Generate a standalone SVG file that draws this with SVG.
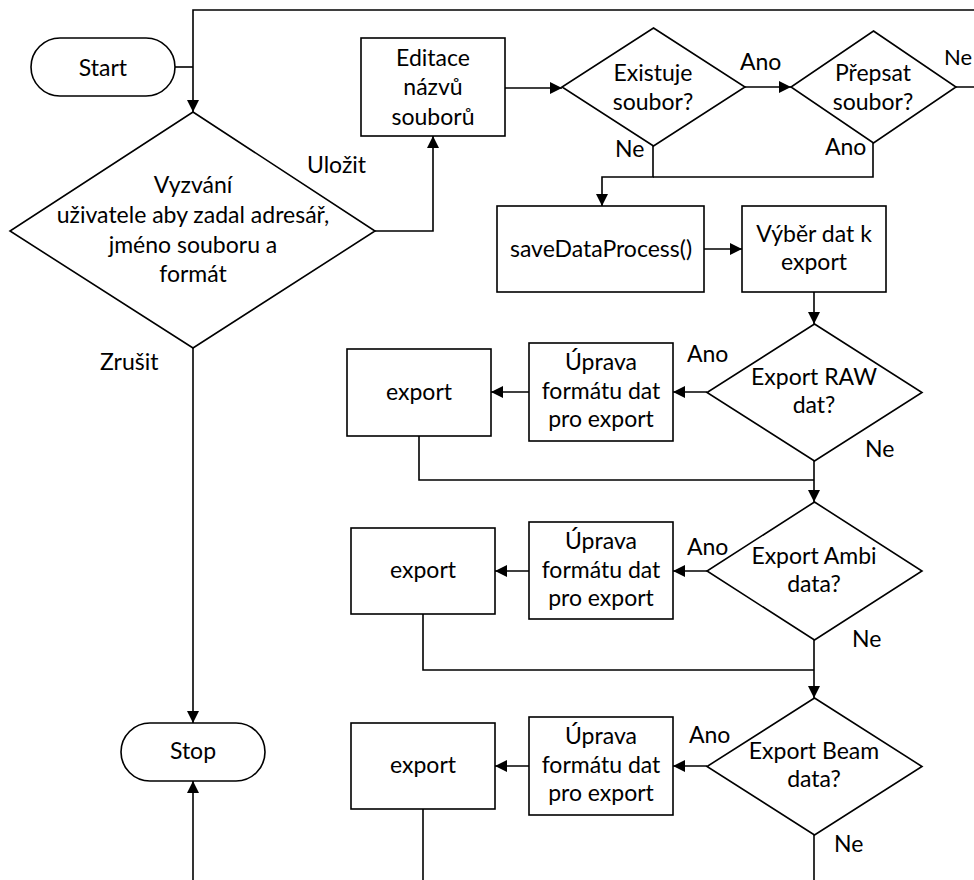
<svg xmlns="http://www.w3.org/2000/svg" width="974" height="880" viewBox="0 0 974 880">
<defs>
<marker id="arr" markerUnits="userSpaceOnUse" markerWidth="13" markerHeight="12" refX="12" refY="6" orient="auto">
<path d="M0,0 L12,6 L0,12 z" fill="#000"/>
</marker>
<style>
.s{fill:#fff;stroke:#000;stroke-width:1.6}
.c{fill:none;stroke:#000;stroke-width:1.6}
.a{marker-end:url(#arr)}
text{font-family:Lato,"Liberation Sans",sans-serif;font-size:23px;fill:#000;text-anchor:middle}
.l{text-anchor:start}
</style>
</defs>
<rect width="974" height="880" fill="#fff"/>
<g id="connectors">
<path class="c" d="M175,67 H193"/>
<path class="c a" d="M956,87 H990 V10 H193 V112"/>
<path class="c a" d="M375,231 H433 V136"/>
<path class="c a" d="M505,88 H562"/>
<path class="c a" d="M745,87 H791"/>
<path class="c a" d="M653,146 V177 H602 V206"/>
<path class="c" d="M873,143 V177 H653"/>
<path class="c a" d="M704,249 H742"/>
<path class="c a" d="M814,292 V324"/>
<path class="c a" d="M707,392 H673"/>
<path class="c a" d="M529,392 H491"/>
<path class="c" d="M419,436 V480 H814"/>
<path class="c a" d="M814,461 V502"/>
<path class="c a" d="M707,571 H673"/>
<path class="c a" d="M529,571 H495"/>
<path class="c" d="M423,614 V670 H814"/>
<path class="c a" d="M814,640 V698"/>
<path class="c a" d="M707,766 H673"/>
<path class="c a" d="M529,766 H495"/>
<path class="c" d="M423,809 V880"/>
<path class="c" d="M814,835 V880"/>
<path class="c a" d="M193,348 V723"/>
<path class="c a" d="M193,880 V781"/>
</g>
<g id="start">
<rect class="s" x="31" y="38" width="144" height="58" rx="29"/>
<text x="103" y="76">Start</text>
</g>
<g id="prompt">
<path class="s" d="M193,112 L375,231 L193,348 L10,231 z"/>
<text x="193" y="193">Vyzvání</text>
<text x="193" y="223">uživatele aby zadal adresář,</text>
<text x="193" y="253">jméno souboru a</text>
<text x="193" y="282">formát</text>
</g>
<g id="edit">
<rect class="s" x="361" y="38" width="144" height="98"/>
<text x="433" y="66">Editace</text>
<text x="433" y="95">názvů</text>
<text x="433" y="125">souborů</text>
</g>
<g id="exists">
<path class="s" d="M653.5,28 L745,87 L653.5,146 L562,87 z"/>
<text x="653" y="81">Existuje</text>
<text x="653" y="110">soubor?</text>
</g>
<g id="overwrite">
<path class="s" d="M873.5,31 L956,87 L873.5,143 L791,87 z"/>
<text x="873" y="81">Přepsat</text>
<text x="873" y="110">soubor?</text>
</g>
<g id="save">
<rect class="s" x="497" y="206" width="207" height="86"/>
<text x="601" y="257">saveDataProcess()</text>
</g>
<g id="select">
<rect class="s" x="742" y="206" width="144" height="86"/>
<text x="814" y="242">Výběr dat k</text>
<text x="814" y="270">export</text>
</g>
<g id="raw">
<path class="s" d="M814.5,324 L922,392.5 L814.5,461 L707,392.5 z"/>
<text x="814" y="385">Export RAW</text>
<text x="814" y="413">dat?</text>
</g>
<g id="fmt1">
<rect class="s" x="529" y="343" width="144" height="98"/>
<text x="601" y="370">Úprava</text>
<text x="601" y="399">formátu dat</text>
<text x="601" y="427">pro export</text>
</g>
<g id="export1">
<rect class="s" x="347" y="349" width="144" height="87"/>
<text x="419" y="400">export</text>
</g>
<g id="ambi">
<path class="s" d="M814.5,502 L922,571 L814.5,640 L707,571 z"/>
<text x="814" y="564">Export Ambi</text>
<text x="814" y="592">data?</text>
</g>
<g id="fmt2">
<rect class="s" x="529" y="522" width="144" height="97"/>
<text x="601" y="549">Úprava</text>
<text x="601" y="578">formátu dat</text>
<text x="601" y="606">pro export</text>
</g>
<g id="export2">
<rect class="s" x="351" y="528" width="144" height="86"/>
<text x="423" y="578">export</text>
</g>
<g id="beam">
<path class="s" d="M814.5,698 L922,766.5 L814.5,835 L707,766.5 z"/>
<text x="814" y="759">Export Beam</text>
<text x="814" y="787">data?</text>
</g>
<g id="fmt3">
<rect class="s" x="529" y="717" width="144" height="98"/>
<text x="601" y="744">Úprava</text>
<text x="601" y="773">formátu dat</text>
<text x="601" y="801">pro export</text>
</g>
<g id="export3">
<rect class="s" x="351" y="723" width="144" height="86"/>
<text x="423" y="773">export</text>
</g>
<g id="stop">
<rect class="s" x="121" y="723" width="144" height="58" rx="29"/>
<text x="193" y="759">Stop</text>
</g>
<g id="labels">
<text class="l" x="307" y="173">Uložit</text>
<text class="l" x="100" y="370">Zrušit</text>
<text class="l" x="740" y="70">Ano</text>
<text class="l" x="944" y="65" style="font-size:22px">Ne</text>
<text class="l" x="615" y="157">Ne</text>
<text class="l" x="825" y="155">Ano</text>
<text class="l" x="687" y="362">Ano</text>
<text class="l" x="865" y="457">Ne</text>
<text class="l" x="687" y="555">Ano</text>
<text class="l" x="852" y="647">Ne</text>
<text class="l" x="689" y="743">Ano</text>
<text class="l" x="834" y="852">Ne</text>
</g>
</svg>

○ ○ ○ ○ ○

AIM:
Copy the data exactly. Any picture it contains is to be omitted.

ANSWER IN FULL:
Generate a standalone SVG file that draws this with SVG.
<svg xmlns="http://www.w3.org/2000/svg" width="974" height="880" viewBox="0 0 974 880">
<defs>
<marker id="arr" markerUnits="userSpaceOnUse" markerWidth="13" markerHeight="12" refX="12" refY="6" orient="auto">
<path d="M0,0 L12,6 L0,12 z" fill="#000"/>
</marker>
<style>
.s{fill:#fff;stroke:#000;stroke-width:1.6}
.c{fill:none;stroke:#000;stroke-width:1.6}
.a{marker-end:url(#arr)}
text{font-family:Lato,"Liberation Sans",sans-serif;font-size:23px;fill:#000;text-anchor:middle}
.l{text-anchor:start}
</style>
</defs>
<rect width="974" height="880" fill="#fff"/>
<g id="connectors">
<path class="c" d="M175,67 H193"/>
<path class="c a" d="M956,87 H990 V10 H193 V112"/>
<path class="c a" d="M375,231 H433 V136"/>
<path class="c a" d="M505,88 H562"/>
<path class="c a" d="M745,87 H791"/>
<path class="c a" d="M653,146 V177 H602 V206"/>
<path class="c" d="M873,143 V177 H653"/>
<path class="c a" d="M704,249 H742"/>
<path class="c a" d="M814,292 V324"/>
<path class="c a" d="M707,392 H673"/>
<path class="c a" d="M529,392 H491"/>
<path class="c" d="M419,436 V480 H814"/>
<path class="c a" d="M814,461 V502"/>
<path class="c a" d="M707,571 H673"/>
<path class="c a" d="M529,571 H495"/>
<path class="c" d="M423,614 V670 H814"/>
<path class="c a" d="M814,640 V698"/>
<path class="c a" d="M707,766 H673"/>
<path class="c a" d="M529,766 H495"/>
<path class="c" d="M423,809 V880"/>
<path class="c" d="M814,835 V880"/>
<path class="c a" d="M193,348 V723"/>
<path class="c a" d="M193,880 V781"/>
</g>
<g id="start">
<rect class="s" x="31" y="38" width="144" height="58" rx="29"/>
<text x="103" y="76">Start</text>
</g>
<g id="prompt">
<path class="s" d="M193,112 L375,231 L193,348 L10,231 z"/>
<text x="193" y="193">Vyzvání</text>
<text x="193" y="223">uživatele aby zadal adresář,</text>
<text x="193" y="253">jméno souboru a</text>
<text x="193" y="282">formát</text>
</g>
<g id="edit">
<rect class="s" x="361" y="38" width="144" height="98"/>
<text x="433" y="66">Editace</text>
<text x="433" y="95">názvů</text>
<text x="433" y="125">souborů</text>
</g>
<g id="exists">
<path class="s" d="M653.5,28 L745,87 L653.5,146 L562,87 z"/>
<text x="653" y="81">Existuje</text>
<text x="653" y="110">soubor?</text>
</g>
<g id="overwrite">
<path class="s" d="M873.5,31 L956,87 L873.5,143 L791,87 z"/>
<text x="873" y="81">Přepsat</text>
<text x="873" y="110">soubor?</text>
</g>
<g id="save">
<rect class="s" x="497" y="206" width="207" height="86"/>
<text x="601" y="257">saveDataProcess()</text>
</g>
<g id="select">
<rect class="s" x="742" y="206" width="144" height="86"/>
<text x="814" y="242">Výběr dat k</text>
<text x="814" y="270">export</text>
</g>
<g id="raw">
<path class="s" d="M814.5,324 L922,392.5 L814.5,461 L707,392.5 z"/>
<text x="814" y="385">Export RAW</text>
<text x="814" y="413">dat?</text>
</g>
<g id="fmt1">
<rect class="s" x="529" y="343" width="144" height="98"/>
<text x="601" y="370">Úprava</text>
<text x="601" y="399">formátu dat</text>
<text x="601" y="427">pro export</text>
</g>
<g id="export1">
<rect class="s" x="347" y="349" width="144" height="87"/>
<text x="419" y="400">export</text>
</g>
<g id="ambi">
<path class="s" d="M814.5,502 L922,571 L814.5,640 L707,571 z"/>
<text x="814" y="564">Export Ambi</text>
<text x="814" y="592">data?</text>
</g>
<g id="fmt2">
<rect class="s" x="529" y="522" width="144" height="97"/>
<text x="601" y="549">Úprava</text>
<text x="601" y="578">formátu dat</text>
<text x="601" y="606">pro export</text>
</g>
<g id="export2">
<rect class="s" x="351" y="528" width="144" height="86"/>
<text x="423" y="578">export</text>
</g>
<g id="beam">
<path class="s" d="M814.5,698 L922,766.5 L814.5,835 L707,766.5 z"/>
<text x="814" y="759">Export Beam</text>
<text x="814" y="787">data?</text>
</g>
<g id="fmt3">
<rect class="s" x="529" y="717" width="144" height="98"/>
<text x="601" y="744">Úprava</text>
<text x="601" y="773">formátu dat</text>
<text x="601" y="801">pro export</text>
</g>
<g id="export3">
<rect class="s" x="351" y="723" width="144" height="86"/>
<text x="423" y="773">export</text>
</g>
<g id="stop">
<rect class="s" x="121" y="723" width="144" height="58" rx="29"/>
<text x="193" y="759">Stop</text>
</g>
<g id="labels">
<text class="l" x="307" y="173">Uložit</text>
<text class="l" x="100" y="370">Zrušit</text>
<text class="l" x="740" y="70">Ano</text>
<text class="l" x="944" y="65" style="font-size:22px">Ne</text>
<text class="l" x="615" y="157">Ne</text>
<text class="l" x="825" y="155">Ano</text>
<text class="l" x="687" y="362">Ano</text>
<text class="l" x="865" y="457">Ne</text>
<text class="l" x="687" y="555">Ano</text>
<text class="l" x="852" y="647">Ne</text>
<text class="l" x="689" y="743">Ano</text>
<text class="l" x="834" y="852">Ne</text>
</g>
</svg>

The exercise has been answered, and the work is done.